Car's electrical system probably draws 20-30A depending on accessories running.
We're running about the same amplifier power...
I guess I'm not convincing you that the power requirements of music do not approach the maximum current the amps are CAPABLE of drawing...
It's about a third. Assuming your amps CAN draw around 170A with full volume tones, they'll draw no more than a third of that with full volume music (55-60A).
A few months ago my original 110A alt died on me. Took the broken alt to an auto electric shop for possible repair. They said it was torched, not worth rebuilding and that I'd be better off just getting a new one. I explained my sound system to tech and he said to bring it by when I get the new one in and they'd measure my current draw.
At the time I was running my 1000w sub amp and 180x2 component amp. Both under-rated, but DMM set for rated power (1360 rms).
With Bass Mekanik v5.0 track #10 at full volume I watched the clamp meter vary from 30-65A. V stayed 12.8-13.5 and that was with a weakened battery.
Still all off a reman. 110A.
I've since replaced my 360w component amp with a 500w amp (actually 720, gain limited to 500). Still running fine.
The way a friend, who is ASE certified, explained it to me is that your system is limited by the alternator and after it powers the cars electrical systems, the remaining power is split up to power amplifiers.
Basically, yes.
However, it's not like once the alt reaches its maximum output things just stop. Your battery is sitting there capable of producing a few hundred amps at 12.5-12.8v for several seconds at a time.

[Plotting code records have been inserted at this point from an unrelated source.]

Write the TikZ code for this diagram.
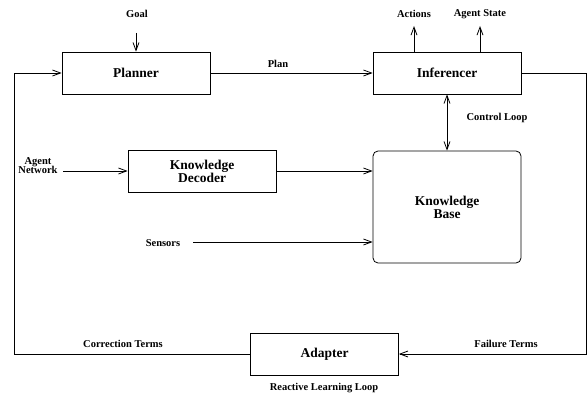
\documentclass[tikz,border=0pt]{standalone}
\usepackage{fontspec}
\setmainfont{Liberation Serif}
\usetikzlibrary{arrows.meta}
\begin{document}
\begin{tikzpicture}[x=1pt,y=-1pt,
  box/.style={draw,line width=0.8pt,minimum width=148pt,minimum height=42pt,
    font=\fontsize{13.5}{15}\selectfont\bfseries,align=center,inner sep=0pt},
  lbl/.style={font=\fontsize{10.5}{11}\selectfont\bfseries,inner sep=0pt,align=center},
  line/.style={line width=0.8pt},
  arr/.style={line width=0.8pt,-{Straight Barb[length=8pt,width=6pt,line width=0.8pt]}},
  arrb/.style={line width=0.8pt,{Straight Barb[length=8pt,width=6pt,line width=0.8pt]}-{Straight Barb[length=8pt,width=6pt,line width=0.8pt]}}
]
\useasboundingbox (0,0) rectangle (588,395);

\node[box] (planner) at (136,73) {Planner};
\node[box] (inf) at (447,73) {Inferencer};
\node[box] (dec) at (202,171) {Knowledge\\[-2pt]Decoder};
\node[box,minimum height=112pt,rounded corners=5pt] (kb) at (447,207) {Knowledge\\[-2pt]Base};
\node[box] (adapter) at (324.5,354) {Adapter};

\node[lbl] (goal) at (137,14) {Goal};
\node[lbl] (actions) at (414,14) {Actions};
\node[lbl] (astate) at (480,14) {Agent State};
\node[lbl] (plan) at (278,64) {Plan};
\node[lbl] (ctrl) at (497,118) {Control Loop};
\node[lbl] (agnet) at (38,166) {Agent\\[-2pt]Network};
\node[lbl] (sensors) at (163,243) {Sensors};
\node[lbl] (corr) at (123,344) {Correction Terms};
\node[lbl] (fail) at (506,344) {Failure Terms};
\node[lbl] (rll) at (324,388) {Reactive Learning Loop};

\coordinate (g0) at (136,33);
\coordinate (a1) at (414,26);
\coordinate (s1) at (480,26);
\coordinate (lc) at (14,354);
\coordinate (rc) at (586,73);
\coordinate (an) at (63,171);
\coordinate (s0) at (193,242);

\draw[arr] (g0) -- (planner.north);
\draw[arr] (inf.north -| a1) -- (a1);
\draw[arr] (inf.north -| s1) -- (s1);
\draw[arr] (planner.east) -- (inf.west);
\draw[arrb] (inf.south) -- (kb.north);
\draw[arr] (an) -- (dec.west);
\draw[arr] (dec.east) -- (dec.east -| kb.west);
\draw[arr] (s0) -- (s0 -| kb.west);
\draw[arr] (inf.east) -- (rc) |- (adapter.east);
\draw[arr] (adapter.west) -- (lc) |- (planner.west);
\end{tikzpicture}
\end{document}
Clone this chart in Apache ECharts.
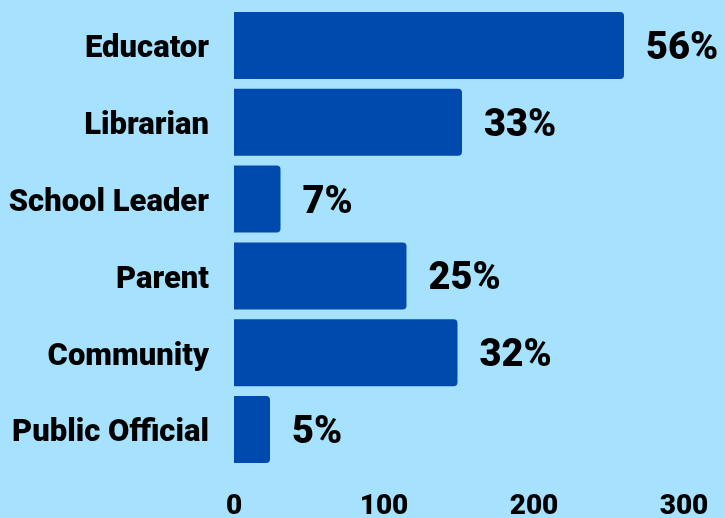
<!DOCTYPE html>
<html>
<head>
<meta charset="utf-8">
<script src="https://cdn.jsdelivr.net/npm/echarts@6/dist/echarts.min.js"></script>
<style>
  html, body { margin: 0; padding: 0; background: #a6e1fe; }
  #chart { width: 725px; height: 518px; }
</style>
</head>
<body>
<div id="chart"></div>
<script>
// 类别（从上到下）
var categories = ['Educator', 'Librarian', 'School Leader', 'Parent', 'Community', 'Public Official'];
// 人数
var counts = [260, 152, 31, 115, 149, 24];
// 百分比标签
var percents = ['56%', '33%', '7%', '25%', '32%', '5%'];
// x 轴刻度
var xTicks = [0, 100, 200, 300];

var chart = echarts.init(document.getElementById('chart'));

var option = {
    backgroundColor: '#a6e1fe',
    animation: false,
    grid: {
        left: 234,
        right: 41,
        top: 7,
        bottom: 50,
        containLabel: false,
        outerBoundsMode: 'none'
    },
    xAxis: {
        type: 'value',
        min: xTicks[0],
        max: xTicks[xTicks.length - 1],
        interval: 100,
        axisLine: { show: false },
        axisTick: { show: false },
        splitLine: { show: false },
        axisLabel: {
            margin: 25,
            color: '#000',
            fontFamily: 'Roboto, sans-serif',
            fontWeight: 900,
            fontSize: 28
        }
    },
    yAxis: {
        type: 'category',
        inverse: true,
        data: categories,
        axisLine: { show: false },
        axisTick: { show: false },
        axisLabel: {
            margin: 25,
            // 用 rich 文本把标签往下挪一点
            formatter: function (v) {
                return '{a|' + v + '}';
            },
            rich: {
                a: {
                    color: '#000',
                    fontFamily: 'Roboto, sans-serif',
                    fontWeight: 900,
                    fontSize: 31,
                    lineHeight: 31,
                    padding: [8, 0, 0, 0]
                }
            }
        }
    },
    series: [{
        type: 'bar',
        data: counts,
        barWidth: 67,
        itemStyle: {
            color: '#004aad',
            borderRadius: [0, 4, 4, 0]
        },
        label: {
            show: true,
            position: 'right',
            distance: 22,
            offset: [0, 4],
            color: '#000',
            fontFamily: 'Roboto, sans-serif',
            fontWeight: 900,
            fontSize: 38,
            formatter: function (p) {
                return percents[p.dataIndex];
            }
        }
    }]
};

chart.setOption(option);
</script>
</body>
</html>
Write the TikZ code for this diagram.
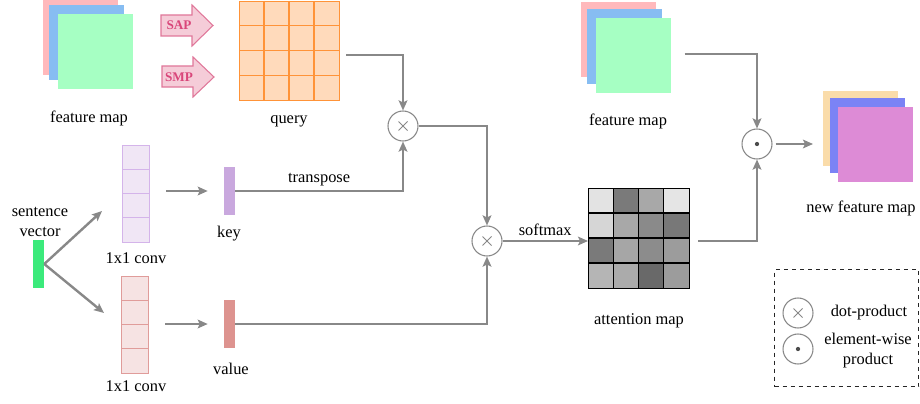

As long as your alt can handle most of the load your battery will not have a problem picking up the slack for some of the peak demands.
Nothing wrong with getting a big alt if you want one, but you are no where near NEEDING one, especially if you have the 130A.
There are 200A's and 220A's on ebay for $200-250 from DB electric which is a pretty respected company - I've dealt with them myself.